福島県立医科大学附属病院は、USBメモリーの情報漏洩対策ソフトを電子カルテ用端末約1100台に導入した。USBメモリーにコピーしたファイルを自動的に暗号化し、同じソフトをインストール済みの端末でのみ復号する機能を持つ。導入費用は数百万円。市販のUSBメモリーを利用できるため、暗号化機能付きのUSBメモリーに一括で入れ替える場合と比べて費用負担を抑えられるという。

 採用した製品はティエスエスリンクの「Secure Porter for USB」。暗号化モジュールと復号モジュールで構成する。Secure Porter for USBをインストールした端末でUSBメモリーにファイルをコピーすると、自動的に暗号化する。同じソフトをインストール済みの端末で暗号化ファイルを開くと自動的に復号し、関連アプリケーションを起動する。ファイルを終了すると再び自動的に暗号化する。

 暗号化や復号は自動的に行われるため、ITに詳しくない医療関係者でも無理なく利用できる。暗号化、復号の際は利用者が設定したパスワードによる本人認証を行い、USBメモリー盗難・紛失の際の院内での情報流出も防ぐ。

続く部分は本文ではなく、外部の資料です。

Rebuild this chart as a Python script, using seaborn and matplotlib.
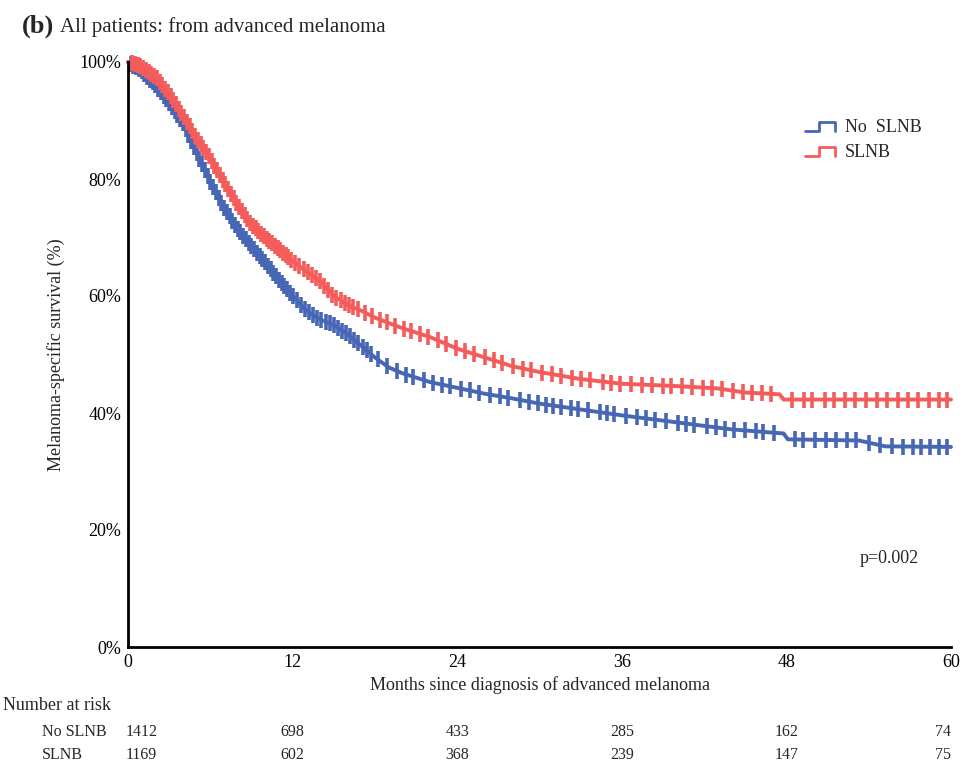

 USBメモリーはデータの携帯性に優れることから医療現場でも利用は少なくない。しかし医療情報システムから取り出した患者情報などを格納したUSBメモリーの盗難・紛失による情報漏洩事件は後を絶たず、同院も情報漏洩リスクに備えてセキュリティ対策を検討していたという。

 同院は2009年5月に電子カルテシステムを刷新、富士通製の電子カルテシステム「HOPE/EGMAIN-GX」を採用した。今回はHOPE/EGMAIN-GX用の端末約1100台にSecure Porter for USBを導入した。